Citado como referente por la crema y nata del mainstream gringo, desde Beyoncé para abajo, James Blake posee un aura de relevancia destinada a cada vez menos artistas: marca (parte de la) pauta en lo que está pasando con el pop. En su tercer disco, The colour in anything, el londinense de 27 años enfoca su energía en pulirse como hacedor de canciones, más que en salir de la zona de confort delimitada en su homónimo disco debut del 2011, el punto de quiebre de su meteórica trayectoria, cuando abandonó la impronta que le dio prestigio en el nicho dubstep.

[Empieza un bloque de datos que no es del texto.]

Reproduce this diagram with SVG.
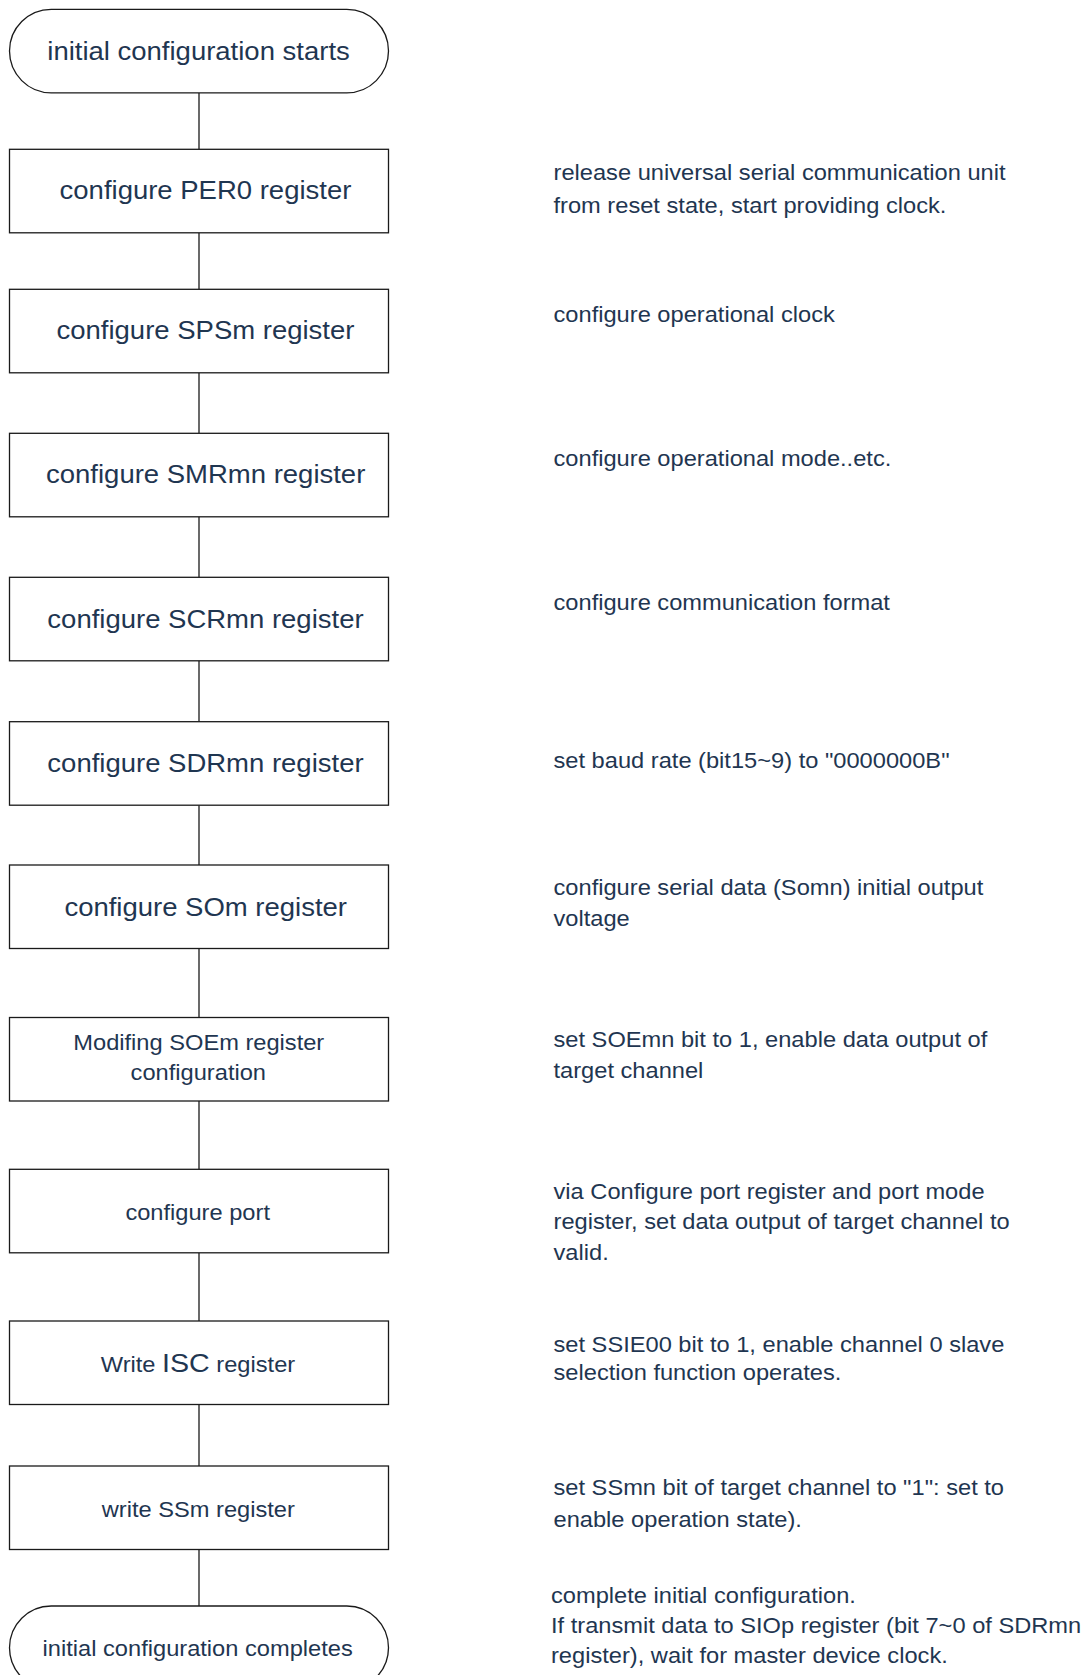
<svg xmlns="http://www.w3.org/2000/svg" width="1091" height="1675" viewBox="0 0 1091 1675">
<style>
.box{fill:#ffffff;stroke:#1a1a1a;stroke-width:1.3}
.ln{stroke:#1a1a1a;stroke-width:1.3;fill:none}
text{font-family:"Liberation Sans",Arial,sans-serif;fill:#1f3651}
.lg{font-size:25px;text-anchor:middle}
.sm{font-size:21.5px;text-anchor:middle}
.sd{font-size:21.5px}
</style>
<rect width="1091" height="1675" fill="#ffffff"/>
<g id="connectors">
<line class="ln" x1="199" y1="93" x2="199" y2="149.3"/>
<line class="ln" x1="199" y1="232.8" x2="199" y2="289.3"/>
<line class="ln" x1="199" y1="372.8" x2="199" y2="433.3"/>
<line class="ln" x1="199" y1="516.8" x2="199" y2="577.3"/>
<line class="ln" x1="199" y1="660.8" x2="199" y2="721.7"/>
<line class="ln" x1="199" y1="805.2" x2="199" y2="865"/>
<line class="ln" x1="199" y1="948.5" x2="199" y2="1017.5"/>
<line class="ln" x1="199" y1="1101" x2="199" y2="1169.3"/>
<line class="ln" x1="199" y1="1252.8" x2="199" y2="1321"/>
<line class="ln" x1="199" y1="1404.5" x2="199" y2="1466"/>
<line class="ln" x1="199" y1="1549.5" x2="199" y2="1606"/>
</g>
<g id="start">
<rect class="box" x="9.5" y="9.3" width="379" height="83.5" rx="41.7" ry="41.7"/>
<text class="lg" transform="scale(1.1 1)" x="180.5" y="60">initial configuration starts</text>
</g>
<g id="per0">
<rect class="box" x="9.5" y="149.3" width="379" height="83.5"/>
<text class="lg" transform="scale(1.1 1)" x="186.8" y="199.5">configure PER0 register</text>
</g>
<g id="spsm">
<rect class="box" x="9.5" y="289.3" width="379" height="83.5"/>
<text class="lg" transform="scale(1.1 1)" x="186.8" y="339.3">configure SPSm register</text>
</g>
<g id="smrmn">
<rect class="box" x="9.5" y="433.3" width="379" height="83.5"/>
<text class="lg" transform="scale(1.1 1)" x="187" y="482.7">configure SMRmn register</text>
</g>
<g id="scrmn">
<rect class="box" x="9.5" y="577.3" width="379" height="83.5"/>
<text class="lg" transform="scale(1.1 1)" x="186.8" y="628.3">configure SCRmn register</text>
</g>
<g id="sdrmn">
<rect class="box" x="9.5" y="721.7" width="379" height="83.5"/>
<text class="lg" transform="scale(1.1 1)" x="186.8" y="771.7">configure SDRmn register</text>
</g>
<g id="som">
<rect class="box" x="9.5" y="865" width="379" height="83.5"/>
<text class="lg" transform="scale(1.1 1)" x="187" y="916">configure SOm register</text>
</g>
<g id="soem">
<rect class="box" x="9.5" y="1017.5" width="379" height="83.5"/>
<text class="sm" transform="scale(1.1 1)" x="180.7" y="1050">Modifing SOEm register</text>
<text class="sm" transform="scale(1.1 1)" x="180.3" y="1080">configuration</text>
</g>
<g id="port">
<rect class="box" x="9.5" y="1169.3" width="379" height="83.5"/>
<text class="sm" transform="scale(1.1 1)" x="179.7" y="1220">configure port</text>
</g>
<g id="isc">
<rect class="box" x="9.5" y="1321" width="379" height="83.5"/>
<text class="sm" transform="scale(1.1 1)" x="180" y="1371.7">Write <tspan font-size="26">ISC</tspan> register</text>
</g>
<g id="ssm">
<rect class="box" x="9.5" y="1466" width="379" height="83.5"/>
<text class="sm" transform="scale(1.1 1)" x="180.3" y="1517.3">write SSm register</text>
</g>
<g id="end">
<rect class="box" x="9.5" y="1606" width="379" height="83.5" rx="41.7" ry="41.7"/>
<text class="sm" transform="scale(1.1 1)" x="179.7" y="1656">initial configuration completes</text>
</g>
<g id="notes">
<text class="sd" transform="scale(1.1 1)" x="503.2" y="180.3">release universal serial communication unit</text>
<text class="sd" transform="scale(1.1 1)" x="503.2" y="213">from reset state, start providing clock.</text>
<text class="sd" transform="scale(1.1 1)" x="503.2" y="322.3">configure operational clock</text>
<text class="sd" transform="scale(1.1 1)" x="503.2" y="465.7">configure operational mode..etc.</text>
<text class="sd" transform="scale(1.1 1)" x="503.2" y="610">configure communication format</text>
<text class="sd" transform="scale(1.1 1)" x="503.2" y="768">set baud rate (bit15~9) to "0000000B"</text>
<text class="sd" transform="scale(1.1 1)" x="503.2" y="895">configure serial data (Somn) initial output</text>
<text class="sd" transform="scale(1.1 1)" x="503.2" y="926">voltage</text>
<text class="sd" transform="scale(1.1 1)" x="503.2" y="1046.7">set SOEmn bit to 1, enable data output of</text>
<text class="sd" transform="scale(1.1 1)" x="503.2" y="1078.5">target channel</text>
<text class="sd" transform="scale(1.1 1)" x="503.2" y="1199.3">via Configure port register and port mode</text>
<text class="sd" transform="scale(1.1 1)" x="503.2" y="1229.3">register, set data output of target channel to</text>
<text class="sd" transform="scale(1.1 1)" x="503.2" y="1260">valid.</text>
<text class="sd" transform="scale(1.1 1)" x="503.2" y="1351.7">set SSIE00 bit to 1, enable channel 0 slave</text>
<text class="sd" transform="scale(1.1 1)" x="503.2" y="1380">selection function operates.</text>
<text class="sd" transform="scale(1.1 1)" x="503.2" y="1495">set SSmn bit of target channel to "1": set to</text>
<text class="sd" transform="scale(1.1 1)" x="503.2" y="1526.7">enable operation state).</text>
<text class="sd" transform="scale(1.1 1)" x="500.9" y="1603">complete initial configuration.</text>
<text class="sd" transform="scale(1.1 1)" x="500.9" y="1633">If transmit data to SIOp register (bit 7~0 of SDRmn</text>
<text class="sd" transform="scale(1.1 1)" x="500.9" y="1663">register), wait for master device clock.</text>
</g>
</svg>
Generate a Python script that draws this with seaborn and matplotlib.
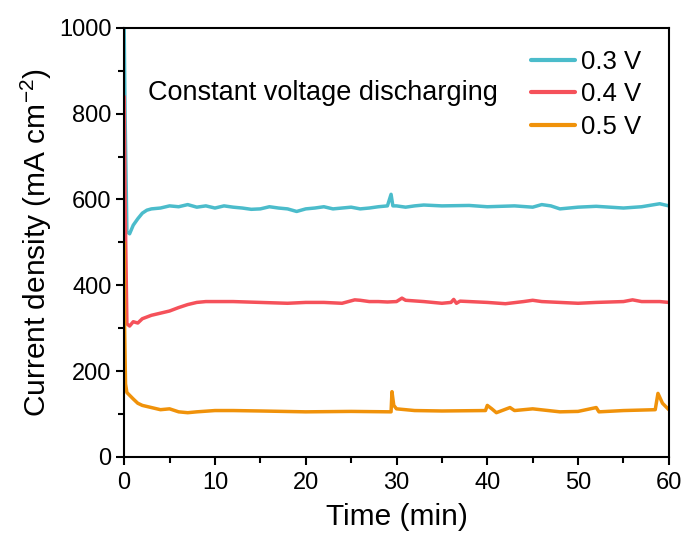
import numpy as np
import pandas as pd
import matplotlib
matplotlib.use("Agg")
import matplotlib.pyplot as plt
from matplotlib.ticker import MultipleLocator
import seaborn as sns

# ---- data ----
t_03 = [0, 0.1, 0.3, 0.6, 1, 1.5, 2, 2.5, 3, 4, 5, 6, 7, 8, 9, 10, 11, 12, 13, 14, 15, 16, 17, 18,
        19, 20, 21, 22, 23, 24, 25, 26, 27, 28, 29, 29.4, 29.6, 30, 31, 32, 33, 35, 38, 40, 43, 45,
        46, 47, 48, 50, 52, 55, 57, 59, 60]
j_03 = [1000, 800, 525, 520, 540, 555, 568, 575, 578, 580, 585, 583, 588, 582, 585, 580, 585, 582,
        580, 577, 578, 583, 580, 578, 572, 578, 580, 583, 578, 580, 582, 578, 580, 583, 585, 612,
        585, 585, 582, 585, 587, 585, 586, 583, 585, 582, 588, 585, 578, 582, 584, 580, 583, 590,
        585]

t_04 = [0, 0.1, 0.3, 0.6, 1, 1.5, 2, 3, 4, 5, 6, 7, 8, 9, 10, 12, 15, 18, 20, 22, 24, 25.4, 26, 27,
        28, 29, 30, 30.6, 31, 33, 35, 36, 36.3, 36.6, 37, 40, 42, 44, 45, 46, 48, 50, 52, 55, 56,
        57, 59, 60]
j_04 = [840, 600, 310, 305, 315, 312, 322, 330, 335, 340, 348, 355, 360, 362, 362, 362, 360, 358,
        360, 360, 358, 366, 365, 362, 362, 361, 362, 370, 365, 362, 358, 360, 367, 358, 363, 360,
        357, 362, 365, 362, 360, 358, 360, 362, 366, 362, 362, 360]

t_05 = [0, 0.05, 0.15, 0.3, 1, 1.5, 2, 3, 4, 5, 6, 7, 8, 10, 12, 15, 20, 25, 29.4, 29.5, 29.7, 30,
        32, 35, 39.8, 40, 40.5, 41, 42.5, 43, 45, 48, 50, 52, 52.3, 55, 58.5, 58.8, 59.3, 60]
j_05 = [500, 300, 170, 150, 135, 125, 120, 115, 110, 112, 105, 103, 105, 108, 108, 107, 105, 106,
        105, 152, 120, 112, 108, 107, 108, 120, 112, 103, 115, 108, 112, 105, 106, 115, 105, 108,
        110, 148, 125, 110]

labels = ["0.3 V", "0.4 V", "0.5 V"]
colors = ["#4BBCCB", "#F5515A", "#F0920A"]

df = pd.concat([
    pd.DataFrame({"t": t_03, "j": j_03, "V": labels[0]}),
    pd.DataFrame({"t": t_04, "j": j_04, "V": labels[1]}),
    pd.DataFrame({"t": t_05, "j": j_05, "V": labels[2]}),
], ignore_index=True)

sns.set_style("white")
plt.rcParams["font.family"] = ["Liberation Sans", "DejaVu Sans"]
plt.rcParams["mathtext.fontset"] = "custom"
plt.rcParams["mathtext.rm"] = "Liberation Sans"
plt.rcParams["mathtext.it"] = "Liberation Sans:italic"
plt.rcParams["text.color"] = "black"
plt.rcParams["axes.labelcolor"] = "black"

fig = plt.figure(figsize=(6.86, 5.35), dpi=100)
ax = fig.add_axes([0.181, 0.146, 0.794, 0.802])

sns.lineplot(data=df, x="t", y="j", hue="V", palette=dict(zip(labels, colors)),
             linewidth=2.5, ax=ax, sort=False, estimator=None)

ax.set_xlim(0, 60)
ax.set_ylim(0, 1000)
ax.xaxis.set_major_locator(MultipleLocator(10))
ax.xaxis.set_minor_locator(MultipleLocator(5))
ax.yaxis.set_major_locator(MultipleLocator(200))
ax.yaxis.set_minor_locator(MultipleLocator(100))
ax.tick_params(which="both", direction="out", bottom=True, left=True, top=False, right=False,
               width=1.5, colors="black", labelsize=17)
ax.tick_params(which="major", length=6, pad=3)
ax.tick_params(axis="x", which="major", pad=5)
ax.tick_params(which="minor", length=4)
for s in ax.spines.values():
    s.set_linewidth(1.5)
    s.set_color("black")

ax.set_xlabel("Time (min)", fontsize=21.5, labelpad=6)
ax.set_ylabel("Current density (mA cm$^{-2}$)", fontsize=21.5, labelpad=4)

ax.text(0.044, 0.848, "Constant voltage discharging", transform=ax.transAxes, fontsize=19.5,
        va="center", ha="left")

leg = ax.legend(loc="upper right", bbox_to_anchor=(0.982, 0.99), frameon=False, fontsize=18.5,
                handlelength=1.7, handletextpad=0.25, labelspacing=0.32, borderaxespad=0.3)
for h in leg.get_lines():
    h.set_linewidth(3)

fig.savefig("out.png", dpi=100)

De los rasgos que definieron su imitada propuesta, conserva los fundamentales: el falsete de afligida voz barítona, el uso estratégico del vacío como elemento musical y, por ende, las estructuras sonoras caracterizadas por una peculiar oquedad. Pero se ha vuelto dócil en comparación a sus primeros trabajos, en los que no temía desconcertar: si retumba el eco de canciones antiguas en alguna de sus novedades, sólo se oye de lejos. Pasa en “Love me in whatever way”, que —aparte de usar el efecto de un rayón parecido al de “Da funk” de Daft Punk— se arremolina como una “I never learnt to share” en versión descafeinada; o en “Timeless”, que comparte alguna textura sepultada en la mezcla con “The wilhelm scream”, aunque es esencialmente dub y distrae con un sample que —fuera de bromas— recuerda a Enigma.

Con “F.o.r.e.v.e.r.” o “The colour in anything” bajo el brazo, hay asidero para argumentar que Blake se puso convencional porque hasta John Legend les haría un cover al piano sin retocar mucho. Incluso recuerda a otros: los aullidos con Auto-Tune de “Put that away and talk to me” son dignos del Kanye West (su fan) de 808s & heartbreak, las semi fantasmagóricas capas vocales al final de “Choose me” enorgullecerían a Thom Yorke, “Meet you in the maze” es prácticamente una hija bastarda de “Hide and seek” de Imogen Heap.

Aleonado por sus colaboradores Rick Rubin y Justin Vernon (Bon Iver), parte de un equipo que también comprendió a Frank Ocean y Connan Mockasin, el prodigioso inglés carga la balanza al R&B de regusto hip-hop en “I need a forest fire” y se inclina por el synthpop ochentero en “I hope my life (1-800 mix)”, producciones muy brillosas, quizás un fruto de vivir en la soleada ciudad de Los Angeles. Rodeada por sintetizadores (“Radio silence”) o en medio de un terreno baldío (“Waves know shores”), su música continúa siendo una veta a explotar por beatmakers; “Noise above our heads” viene envuelta en papel de regalo para Rae Sremmurd, aunque uno más ingenioso también le echaría mano al piano dislocado de “Modern soul”, una ocurrencia innegablemente Blake.

Independiente de que a veces resulte predecible o de los posibles guiños que inserte, todavía es un surrealista de tomo y lomo. Todo lo que hace transmite sensaciones profundamente personales. The colour in anything dura sobre una hora y cuarto, casi lo mismo que James Blake y Overgrown combinados, tiempo suficiente para adentrarse en su visión y sentir que el disco es una especie de bloc de notas generoso en ocurrencias valiosas. Recordemos que se trata de un aliado del silencio y los espacios: como les profesa respeto, nunca los llena porque sí.